I’m Nikke Naeme

and I explore what lies beneath the surface — in people, in behaviour, in images, in sound. I make visual work and music that search for what’s hidden: under skin, under silence, under what people show each other.

Before becoming a full-time artist in 2021, I worked with children who couldn’t live at home. That background in mental health still echoes in my work — in its themes, its fragility, and its urge to connect.

I’m drawn to mortality, decay, and the question of how to live with existence. My work explores existential themes through psychology, philosophy, and how people relate — to themselves and to each other. I often use mirrored figures, prompting questions like: Is this how others see me? Or how I see myself?

 

The Work

My work is rooted in expression — raw, physical, immediate. I care more about gesture than design, more about instinct than concept. There’s often a cartoon-like edge: reduced forms, direct lines, always intentional.

My process is intuitive, then reflective. The image often comes first. Meaning, if it arrives, comes later.
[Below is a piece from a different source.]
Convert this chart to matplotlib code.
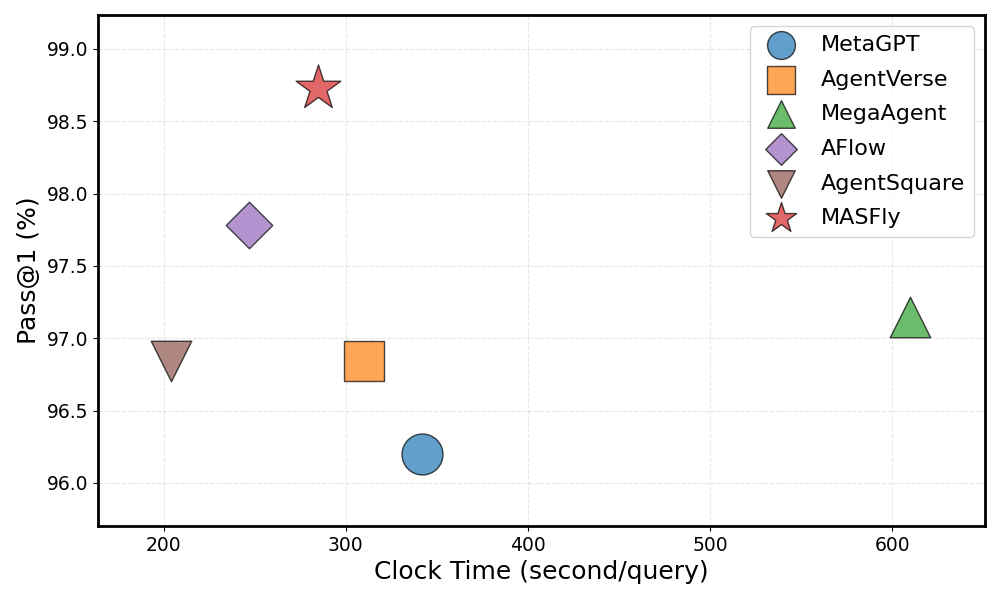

There’s a tension in many of the figures I paint — a kind of silence, a sense of something withheld. Titles may echo that, or disrupt it. They don’t explain; they shift the weight. I’m not just interested in offering perspective, but in throwing the viewer off balance.

I use whatever feels urgent: acrylics, ink, palette knives, tape, photocopies. The only rule is that the outcome must remain unfamiliar to me until the very end.

If I’m not surprised, maybe you won’t be either.